POSSIBLE SIDE EFFECTS (Showtime) - Eva Amurri and Kimberly Quinn are the latest additions to Tim Robbins's drama pilot, about the Hunt family, which runs a pharmaceutical firm. Amurri - the daughter of Robbins' partner, Susan Sarandon - will play Libby, the angst-ridden lesbian daughter of Max Hunt (Josh Lucas), with Quinn as Max's wife. Ellen Burstyn, Jason Butler Harner and Tim Blake Nelson also star in hour, which was written and directed by Robbins.

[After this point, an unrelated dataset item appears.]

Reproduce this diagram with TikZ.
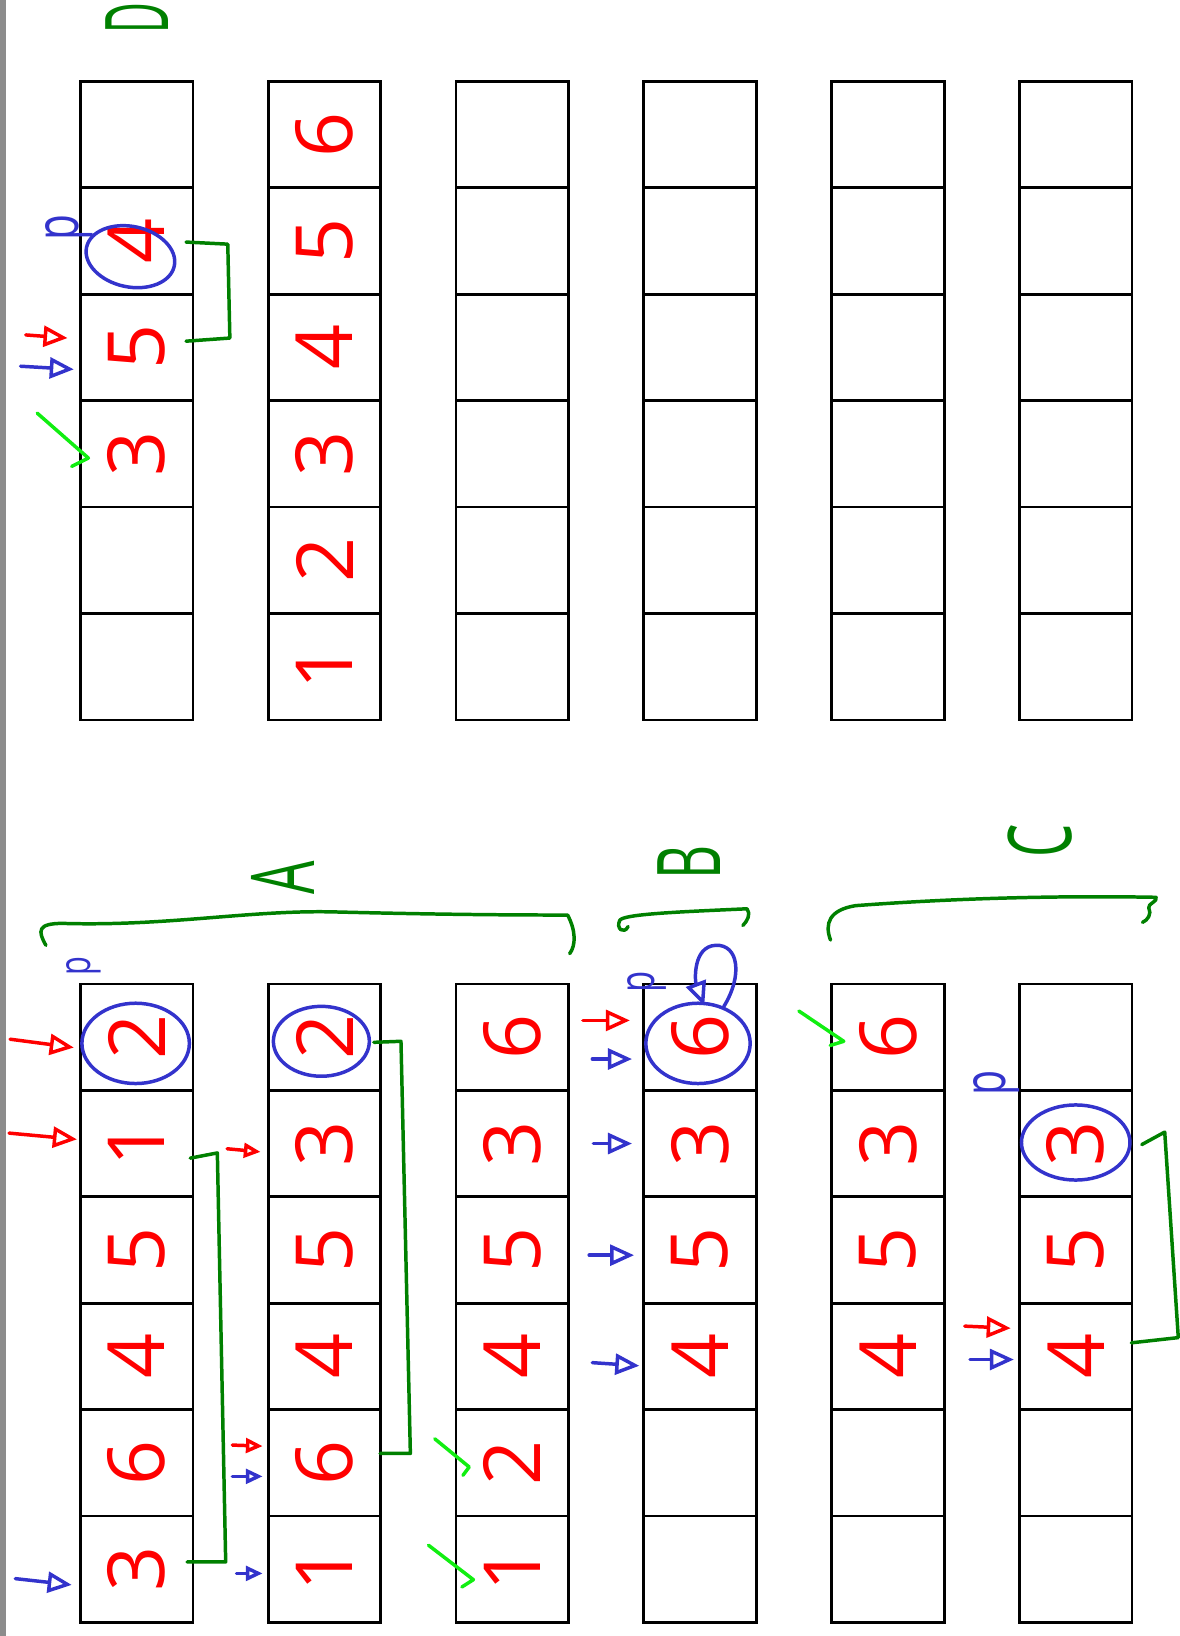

TIMBERMAN/BEVERLY PRODUCTIONS (A.K.A. 25C PRODUCTIONS, Various) - Sarah Timberman and Carl Beverly's Sony Pictures Television-based Timberman-Beverly Productions, formerly known as 25C Productions, has lined up eight projects across the cable landscape. Best known for such broadcast fare as NBC's "Kidnapped," the company has subsequently dipped its toe into cable, including the drama "Danny Fricke" at A&E earlier this year. Currently in the hopper are: ABC's "The Nelsons," from writers Peter and Dee Steinfeld and director Barry Sonnenfeld, a drama about "an average American family who, unbeknownst to their neighbors and friends, are superheroes"; CBS's "Holly Gale," from Barbara Wallace and Tom Wolfe, a single-camera comedy about "a former cheerleading star who returns to her hometown to take over as head cheerleading coach, becoming a dubious mentor to her teen charges"; an untitled hour from Becky Mode at CBS about "New York City pediatricians who have to contend with a generation of overly involved, micromanaging modern parents, in addition to their own family, romantic and professional entanglements"; Lifetime's "Between Smith and Jones," from Mimi Schmir, a drama about "the lives of three families from the same Santa Monica neighborhood through the eyes of the manny they share"; Showtime's "Carry Me," from Dan Bucatinsky, a single-camera comedy about "an outspoken and sometimes crass surrogate mom who rents her womb out to a different set of intended parents each season"; Showtime's "Fade to Black," from Chris Keyser and Amy Lippman, a drama which "tells the intertwined stories of a group of Tinseltown writers, directors and actors whose lives are irrevocably altered by the Hollywood Blacklist"; FX's "Hit Man," from writer/director Michael Dinner, a drama based on Lawrence Block's book trilogy about a regular lonely urban guy who happens to be a hitman; and FX's "Fire in the Hole," from writer Graham Yost (based on Elmore Leonard's short story) and director Michael Dinner, a drama about "Kentucky U.S. Marshal Raylan Givens and chronicles his cases as well his personal life, including his unfinished business with an ex-wife and his aging father." Timberman and Beverly are executive producing each effort.